Jane Street barred from Indian markets as regulator freezes $566M

Retail index options boom in India

  • Commenters are struck by the huge retail presence in Indian index options, often with very short holding times (~30 minutes) and heavy losses.
  • Options trading is repeatedly likened to legalized gambling, comparable to sports‑betting apps, with many retail traders selling naked options without real hedges.
  • Several argue that India’s derivatives markets are “upside down”: options are more liquid than many underlyings, inviting abuse and making retail an easy target.

What Jane Street is alleged to have done

  • Summaries of the SEBI order describe a daily pattern:
    • Buy large amounts of BANKNIFTY stocks/futures early in the day.
    • Take large options positions that pay off if the index later falls or volatility spikes.
    • Dump the long positions near the close, pulling the index down and profiting far more on the options than lost on the stock/futures.
  • Many see this as classic “banging/marking the close” in an index where options volume (and spreads) are rich and counterparties are mostly weak retail.

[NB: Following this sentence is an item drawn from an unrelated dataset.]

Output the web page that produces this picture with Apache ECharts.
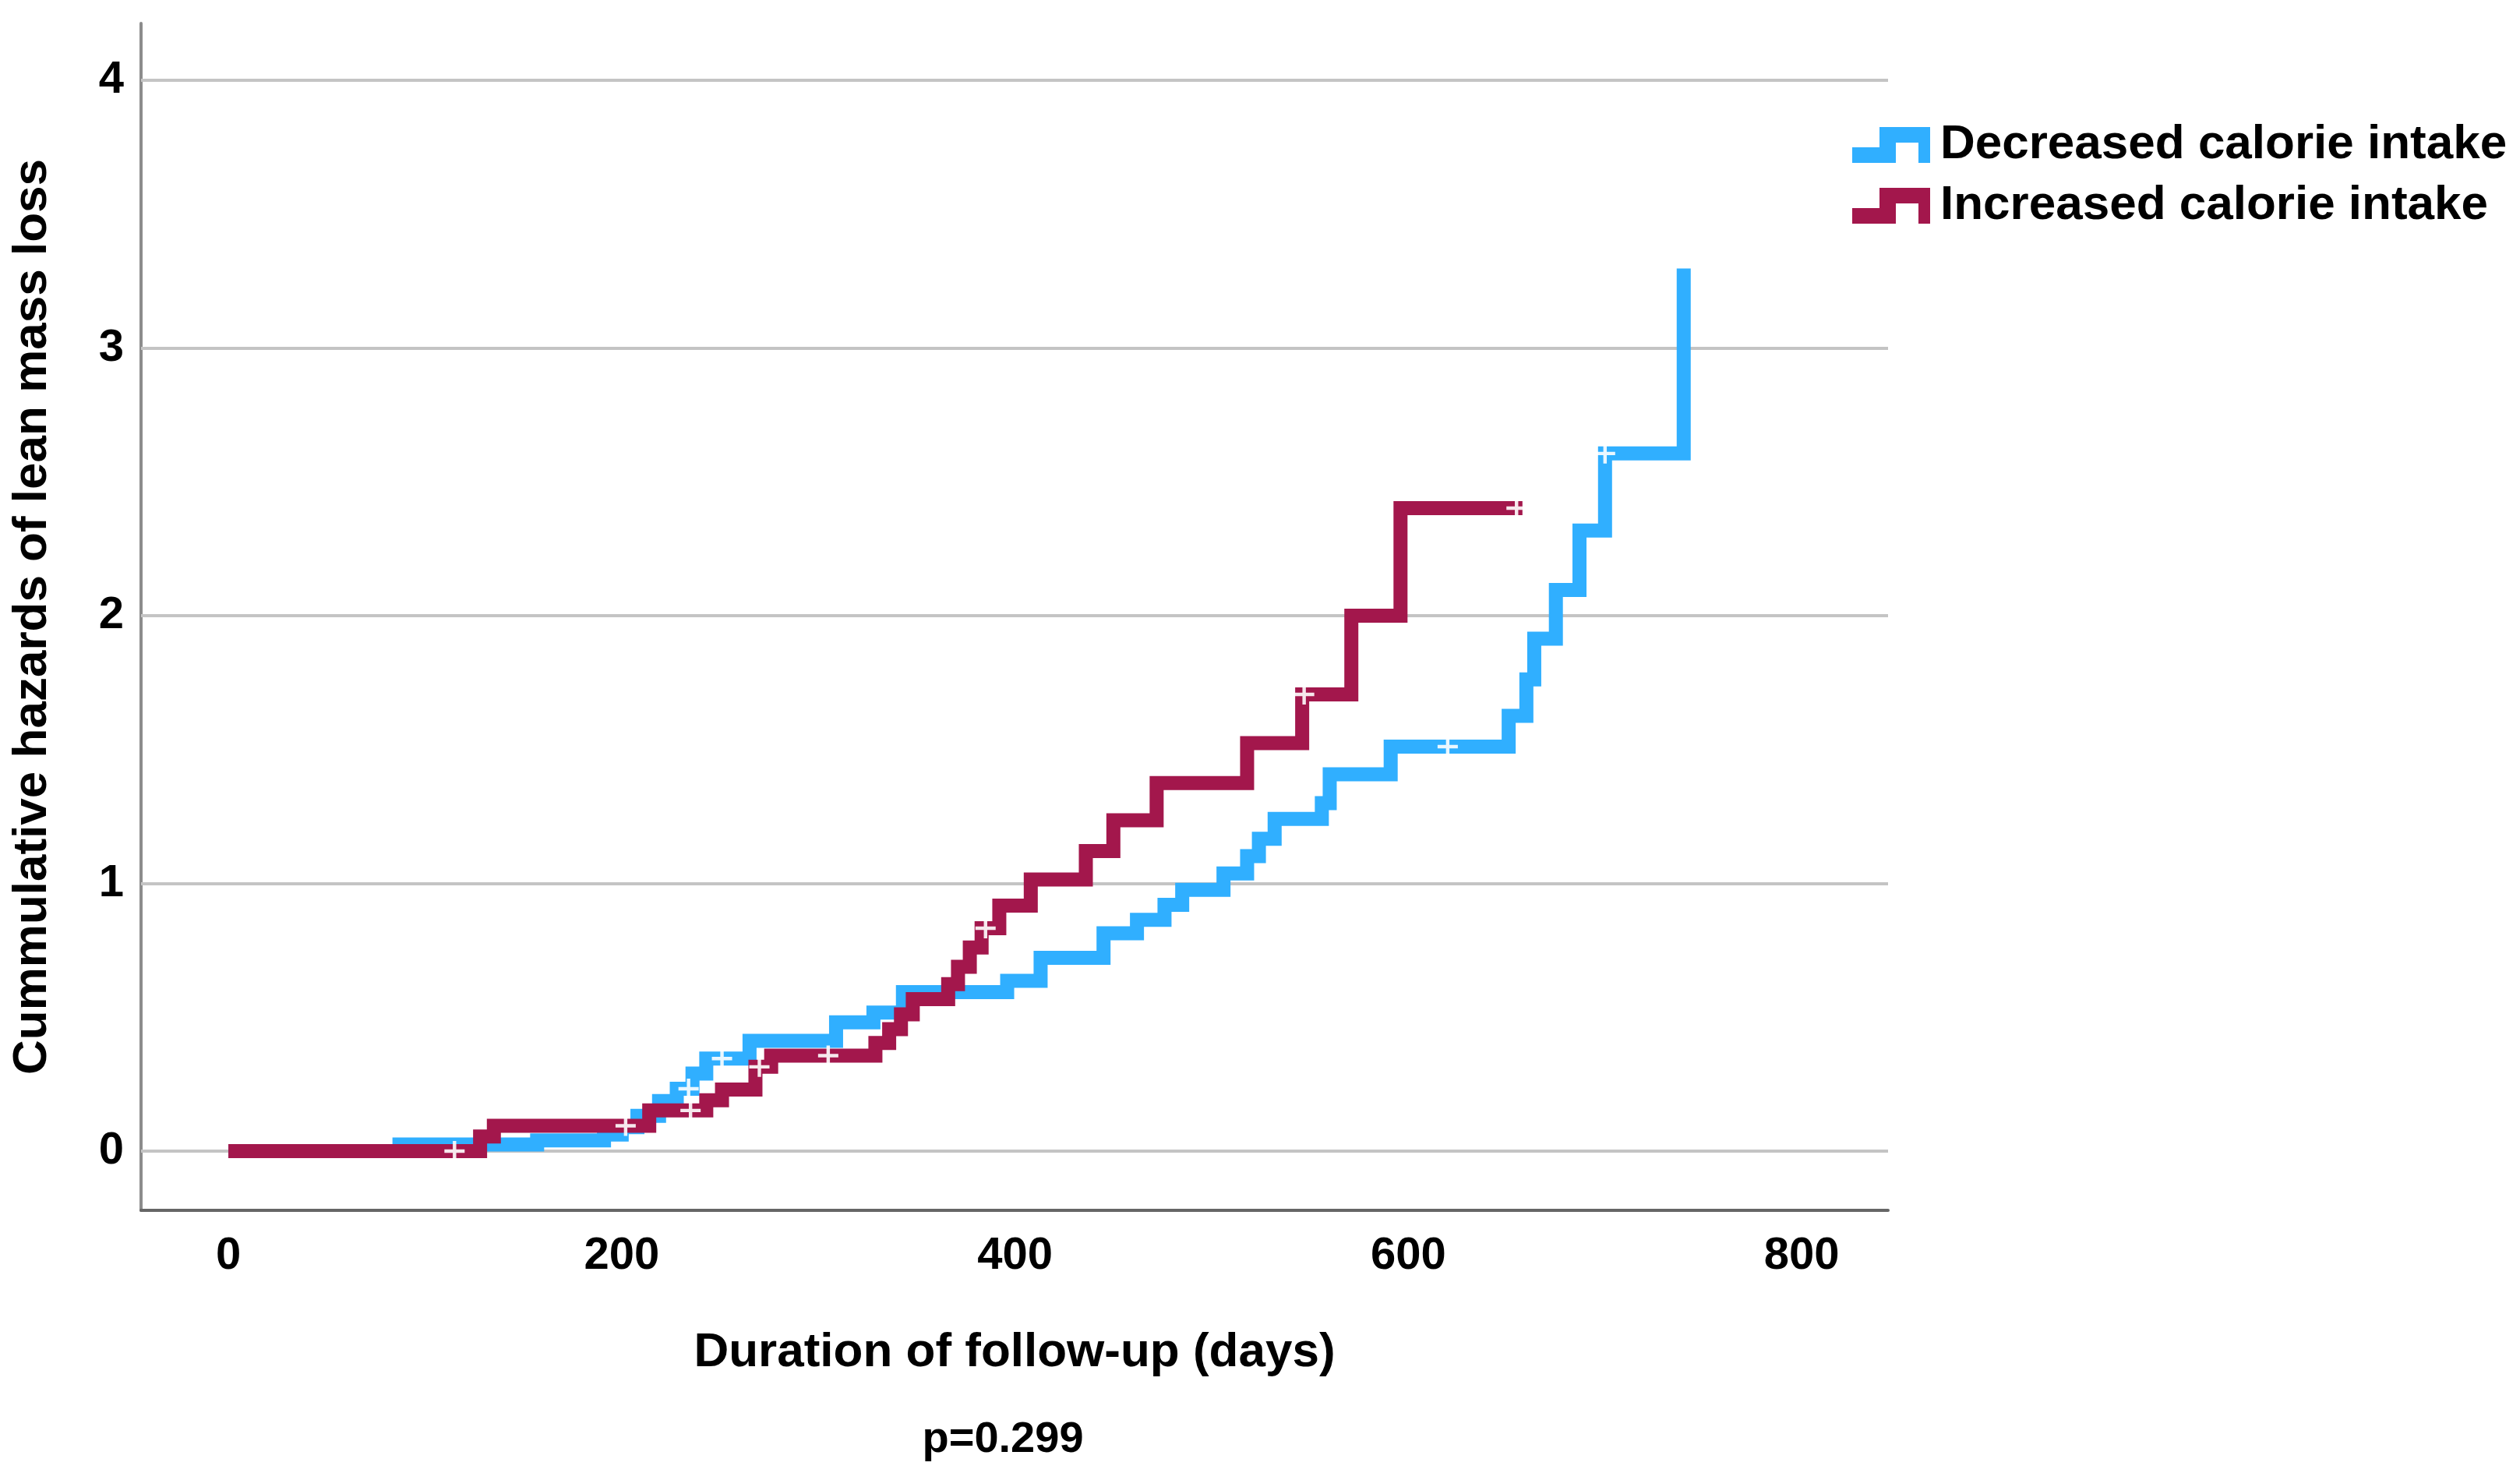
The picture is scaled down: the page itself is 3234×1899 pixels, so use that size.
<!DOCTYPE html>
<html>
<head>
<meta charset="utf-8">
<script src="https://cdn.jsdelivr.net/npm/echarts@6/dist/echarts.min.js"></script>
<style>
html,body{margin:0;padding:0;background:#fff;}
#chart{width:3234px;height:1899px;}
</style>
</head>
<body>
<div id="chart"></div>
<script>
// ---- data ----
const seriesNames = ['Decreased calorie intake', 'Increased calorie intake'];
const xTicks = [0, 200, 400, 600, 800];
const yTicks = [0, 1, 2, 3, 4];

const decDays = [0, 87, 157, 191, 200, 208, 219, 228, 236, 243, 265, 309, 328, 343, 396, 413, 445, 462, 476, 485, 506, 518, 524, 532, 556, 560, 591, 651, 660, 664, 675, 687, 700, 740];
const decHaz  = [0, 0.025, 0.04, 0.062, 0.09, 0.132, 0.187, 0.233, 0.29, 0.346, 0.412, 0.481, 0.518, 0.594, 0.636, 0.722, 0.814, 0.864, 0.92, 0.976, 1.037, 1.102, 1.167, 1.241, 1.30, 1.408, 1.511, 1.626, 1.762, 1.914, 2.096, 2.318, 2.606, 3.297];

const incDays = [0, 128, 135, 214, 243, 251, 268, 276, 329, 336, 342, 348, 366, 371, 377, 383, 392, 408, 436, 450, 472, 518, 546, 571, 596, 658];
const incHaz  = [0, 0.055, 0.095, 0.152, 0.19, 0.23, 0.315, 0.357, 0.404, 0.456, 0.511, 0.568, 0.624, 0.689, 0.761, 0.833, 0.917, 1.015, 1.121, 1.236, 1.375, 1.524, 1.706, 2.0, 2.402, 2.402];

const decCensorDays = [234, 251, 620, 700];
const decCensorHaz  = [0.233, 0.346, 1.511, 2.606];
const incCensorDays = [115, 202, 235, 270, 305, 385, 547, 655];
const incCensorHaz  = [0, 0.095, 0.152, 0.315, 0.357, 0.833, 1.706, 2.402];

const pText = 'p=0.299';

// ---- chart ----
const FONT = 'Liberation Sans, Arial, sans-serif';
const BLUE = '#30AFFF';
const RED = '#A3174C';
const zip = (a, b) => a.map((v, i) => [v, b[i]]);
const plusPath = 'path://M8.3,0H11.7V8.3H20V11.7H11.7V20H8.3V11.7H0V8.3H8.3Z';
const legendIcon = 'path://M0,26H35V0H100V46H85V20H56V46H0Z';

const chart = echarts.init(document.getElementById('chart'), null, {renderer: 'canvas'});
chart.setOption({
  animation: false,
  backgroundColor: '#fff',
  grid: {left: 181, right: 811, top: 30, bottom: 346, containLabel: false},
  legend: {
    data: seriesNames.map((n, i) => ({name: n, icon: legendIcon, itemStyle: {color: i === 0 ? BLUE : RED}})),
    orient: 'vertical',
    left: 2372, top: 146,
    itemWidth: 100, itemHeight: 46, itemGap: 8,
    textStyle: {fontFamily: FONT, fontSize: 62, fontWeight: 'bold', color: '#000', padding: [0, 0, 0, 8], lineHeight: 70},
    selectedMode: false
  },
  xAxis: {
    type: 'value', min: -44.4, max: 843.9,
    name: 'Duration of follow-up (days)', nameLocation: 'middle', nameGap: 152,
    nameTextStyle: {fontFamily: FONT, fontSize: 62, fontWeight: 'bold', color: '#000'},
    axisLine: {show: true, onZero: false, lineStyle: {color: '#666', width: 4}},
    axisTick: {show: false},
    splitLine: {show: false},
    axisLabel: {
      fontFamily: FONT, fontSize: 58, fontWeight: 'bold', color: '#000', margin: 30,
      formatter: v => xTicks.some(t => Math.abs(t - v) < 1e-6) ? String(Math.round(v)) : ''
    }
  },
  yAxis: {
    type: 'value', min: -0.221, max: 4.2125,
    name: 'Cummulative hazards of lean mass loss', nameLocation: 'middle', nameGap: 108, nameRotate: 90,
    nameTextStyle: {fontFamily: FONT, fontSize: 62, fontWeight: 'bold', color: '#000'},
    axisLine: {show: true, onZero: false, lineStyle: {color: '#8c8c8c', width: 4}},
    axisTick: {show: false},
    splitLine: {show: false},
    axisLabel: {
      fontFamily: FONT, fontSize: 58, fontWeight: 'bold', color: '#000', margin: 22,
      formatter: v => yTicks.some(t => Math.abs(t - v) < 1e-6) ? String(Math.round(v)) : ''
    }
  },
  graphic: [{
    type: 'text', x: 1287, y: 1848,
    style: {text: pText, fontFamily: FONT, fontSize: 56, fontWeight: 'bold', fill: '#000', align: 'center', verticalAlign: 'middle'}
  }],
  series: [
    {
      name: '__grid', type: 'line', data: [], z: 1, silent: true,
      markLine: {
        silent: true, symbol: 'none', z: 1,
        label: {show: false},
        lineStyle: {color: '#c4c4c4', width: 4, type: 'solid'},
        data: yTicks.map(t => ({yAxis: t}))
      }
    },
    {
      name: seriesNames[0], type: 'line', step: 'end', data: zip(decDays, decHaz),
      showSymbol: false, symbol: 'none', z: 3, color: BLUE,
      lineStyle: {color: BLUE, width: 18, join: 'miter', cap: 'butt'}
    },
    {
      name: seriesNames[1], type: 'line', step: 'end', data: zip(incDays, incHaz),
      showSymbol: false, symbol: 'none', z: 4, color: RED,
      lineStyle: {color: RED, width: 18, join: 'miter', cap: 'butt'}
    },
    {
      name: 'decCensor', type: 'scatter', data: zip(decCensorDays, decCensorHaz),
      symbol: plusPath, symbolSize: 26, z: 6, silent: true,
      itemStyle: {color: '#ffffff', opacity: 0.9}
    },
    {
      name: 'incCensor', type: 'scatter', data: zip(incCensorDays, incCensorHaz),
      symbol: plusPath, symbolSize: 26, z: 6, silent: true,
      itemStyle: {color: '#ffffff', opacity: 0.9}
    }
  ]
});
</script>
</body>
</html>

Manipulation vs sophisticated arbitrage

  • One camp: this is textbook manipulation—using size to move the underlying for the primary purpose of benefiting a derivatives book, with no other economic rationale.
  • Another camp: it may be aggressive but still “ordinary” market making/hedging of zero‑day options; some cite commentary suggesting it looks like sharp arbitrage rather than explicit crime.
  • People emphasize that in practice the legal line is intent: are you trading to move price, or moving price as a side‑effect of real inventory management?

Regulation, legality, and politics

  • SEBI itself reportedly says no specific rule was breached but calls the behavior manipulative due to “intensity and scale,” raising concerns about retroactive or discretionary enforcement.
  • Supporters argue India deliberately gives SEBI broad power to stop harmful behavior without waiting for detailed rules; they see this as a rare non‑toothless regulator.
  • Skeptics point to past selective enforcement (e.g., Adani) and see politics and elections—anti‑big‑business mood, need to show toughness—as background drivers.

Who is harmed, and does it matter?

  • Some claim it’s “finance bros vs finance bros,” irrelevant to long‑term index investors.
  • Others argue that pushing around index‑level volatility, even for “only” $1B/year, subtly raises the cost of capital, increases systemic fragility, and ultimately filters through to pensions and the real economy.
  • There is broad agreement that India’s retail options boom is harming unsophisticated traders and that regulators are reacting partly to that dynamic.

Wider reflections

  • Debate over whether HFT/quant firms provide liquidity and better pricing or just extract rents from weaker players.
  • Recurrent lament that extremely talented engineers and quants are being deployed to build borderline‑manipulative systems instead of socially productive work.